At any time on and after March 1, 2024 (three months prior to the maturity date), Macy's Holdings may, at its option, redeem
the senior notes in whole or from time to time in part on not less than 30 nor more than 60 days' prior notice transmitted to the holders
of senior notes to be redeemed. The senior notes will be so redeemable at a redemption price equal to 100% of the principal amount
of the senior notes to be redeemed plus accrued and unpaid interest on the senior notes to be redeemed to the date of redemption.
"Comparable Treasury Issue" means the United States Treasury security selected by an Independent Investment Banker that
would be utilized, at the time of selection and in accordance with customary financial practice, in pricing new issues of corporate
debt securities of comparable maturity to the remaining term of the senior notes. "Independent Investment Banker" means one of the
Reference Treasury Dealers appointed by Macy's Holdings.
"Comparable Treasury Price" means, with respect to any redemption date, (1) the average of the bid and asked prices for
the Comparable Treasury Issue (expressed in each case as a percentage of its principal amount) on the third business day preceding
such redemption date, as set forth in the daily statistical release (or any successor release) published by the Federal Reserve Bank of
New York and designated "Composite 3:30 p.m. Quotations for U.S. Government Securities" or (2) if such release (or any successor
release) is not published or does not contain such prices on such business day, (a) the average of the Reference Treasury Dealer
Quotations for such redemption date, after excluding the highest and lowest of such Reference Treasury Dealer Quotations, or (b) if
Macy's Holdings obtains fewer than four such Reference Treasury Dealer Quotations, the average of all such Quotations.
"Reference Treasury Dealer" means each of Credit Suisse Securities (USA) LLC, J.P. Morgan Securities LLC, Merrill
Lynch, Pierce, Fenner & Smith Incorporated and their respective successors and one other nationally recognized investment banking
firm that is a primary U.S. Government securities dealer in New York City (a "Primary Treasury Dealer") specified from time to
time by Macy's Holdings, except that if any of the foregoing ceases to be a Primary Treasury Dealer, Macy's Holdings is required to
designate as a substitute another nationally recognized investment banking firm that is a Primary Treasury Dealer.

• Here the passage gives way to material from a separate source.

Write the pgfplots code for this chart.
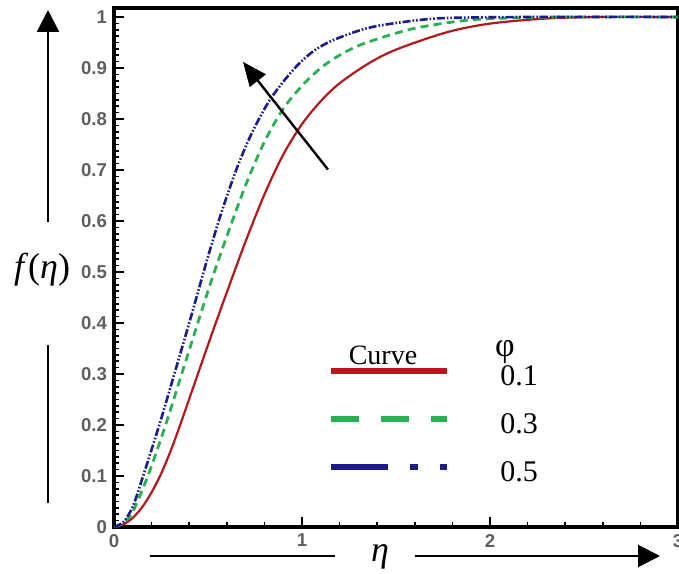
\documentclass[border=0pt]{standalone}
\usepackage{fontspec}
\setmainfont{Liberation Serif}
\newfontfamily\tickfont{Liberation Sans}
\usepackage{pgfplots}
\pgfplotsset{compat=1.18}
\usetikzlibrary{arrows.meta}
\definecolor{cred}{RGB}{178,24,28}
\definecolor{cgreen}{RGB}{40,176,82}
\definecolor{cblue}{RGB}{28,28,140}
\definecolor{tickgray}{RGB}{95,95,95}

\begin{document}
\begin{tikzpicture}
  \useasboundingbox (-57pt,-23pt) rectangle (282.5pt,263.5pt);
  \begin{axis}[
    at={(0,0)}, anchor=south west,
    scale only axis,
    width=282pt, height=259.6pt,
    xmin=0, xmax=3, ymin=0, ymax=1.018,
    xtick={0,1,2,3},
    ytick={0,0.1,0.2,0.3,0.4,0.5,0.6,0.7,0.8,0.9,1},
    yticklabels={0,0.1,0.2,0.3,0.4,0.5,0.6,0.7,0.8,0.9,1},
    xticklabels={0,1,2,3},
    minor x tick num=4, minor y tick num=7,
    xtick pos=bottom, ytick pos=left,
    tick align=inside,
    major tick length=5pt, minor tick length=2.5pt,
    every tick/.style={black, line width=0.8pt},
    axis line style={line width=2pt},
    tick label style={font=\tickfont\bfseries\fontsize{9.3}{11}\selectfont, text=tickgray},
    /pgf/number format/assume math mode=true,
    legend style={at={(axis description cs:0.3794,0.3189)}, anchor=north west,
      draw=none, fill=none, inner sep=0pt, row sep=8.5pt,
      font=\fontsize{15}{17}\selectfont},
    legend cell align=left,
  ]
    \addplot[cred, line width=1.1pt, smooth,
      legend image code/.code={
        \draw[cred, line width=3pt, solid] (0pt,3pt) -- (58pt,3pt);
        \path[draw=none] (0pt,0pt) -- (82.5pt,0pt);}]
      coordinates {(0,0)(0.05,0.005)(0.1,0.018)(0.15,0.039)(0.2,0.068)(0.25,0.104)(0.3,0.148)
        (0.35,0.198)(0.43,0.283)(0.52,0.378)(0.6,0.46)(0.7,0.56)(0.8,0.652)(0.9,0.73)(1.0,0.79)
        (1.1,0.835)(1.2,0.87)(1.35,0.908)(1.5,0.936)(1.77,0.97)(2.0,0.987)(2.3,0.997)(2.6,1)(3,1)};
    \addlegendentry{0.1}
    \addplot[cgreen, line width=1.4pt, smooth, dash pattern=on 4pt off 2.6pt,
      legend image code/.code={
        \draw[cgreen, line width=3pt, dash pattern=on 14pt off 11pt] (0pt,3pt) -- (58pt,3pt);
        \path[draw=none] (0pt,0pt) -- (82.5pt,0pt);}]
      coordinates {(0,0)(0.05,0.008)(0.1,0.03)(0.18,0.1)(0.27,0.195)(0.36,0.3)(0.45,0.405)
        (0.52,0.485)(0.6,0.57)(0.7,0.67)(0.8,0.755)(0.9,0.82)(1.0,0.865)(1.1,0.9)(1.2,0.925)
        (1.33,0.948)(1.59,0.977)(1.89,0.994)(2.2,0.999)(2.5,1)(3,1)};
    \addlegendentry{0.3}
    \addplot[cblue, line width=1.3pt, smooth,
      dash pattern=on 4pt off 1pt on 0.8pt off 1pt on 0.8pt off 1pt,
      legend image code/.code={
        \draw[cblue, line width=3pt,
          dash pattern=on 28.5pt off 11pt on 4pt off 11pt on 3.5pt off 11pt] (0pt,3pt) -- (58pt,3pt);
        \path[draw=none] (0pt,0pt) -- (82.5pt,0pt);}]
      coordinates {(0,0)(0.05,0.01)(0.1,0.04)(0.155,0.1)(0.245,0.205)(0.325,0.305)(0.4,0.4)
        (0.45,0.465)(0.5,0.53)(0.57,0.615)(0.65,0.7)(0.73,0.77)(0.83,0.838)(0.95,0.895)
        (1.05,0.93)(1.15,0.952)(1.3,0.973)(1.41,0.983)(1.6,0.993)(1.77,0.998)(2.2,1)(3,1)};
    \addlegendentry{0.5}
    \draw[line width=1.2pt, -{Triangle[length=12pt,width=10pt]}]
      (axis cs:1.138,0.701) -- (axis cs:0.686,0.912);
  \end{axis}
  \node[font=\fontsize{14}{16}\selectfont] at (134.5pt,86pt) {Curve};
  \node[font=\fontsize{17}{19}\selectfont, inner sep=0pt] at (195.5pt,87.5pt) {φ};
  \draw[line width=1.2pt, -{Triangle[length=11pt,width=11pt]}] (-33pt,152.5pt) -- (-33pt,258.5pt);
  \draw[line width=1.2pt] (-33pt,12pt) -- (-33pt,91pt);
  \draw[line width=1.2pt] (18pt,-14.5pt) -- (110.5pt,-14.5pt);
  \draw[line width=1.2pt, -{Triangle[length=11pt,width=11pt]}] (150.5pt,-14.5pt) -- (273pt,-14.5pt);
  \node[font=\fontsize{18}{20}\selectfont] at (-36pt,128.5pt) {\textit{f}(\textit{η})};
  \node[font=\fontsize{18}{20}\selectfont\itshape] at (133pt,-15pt) {η};
\end{tikzpicture}
\end{document}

"Reference Treasury Dealer Quotations" means, with respect to each Reference Treasury Dealer and any redemption date,
the average, as determined by Macy's Holdings, of the bid and asked prices for the Comparable Treasury Issue (expressed in each
case as a percentage of its principal amount) quoted in writing to Macy's Holdings by such Reference Treasury Dealer as of 3:30
p.m., New York City time, on the third business day preceding such redemption date.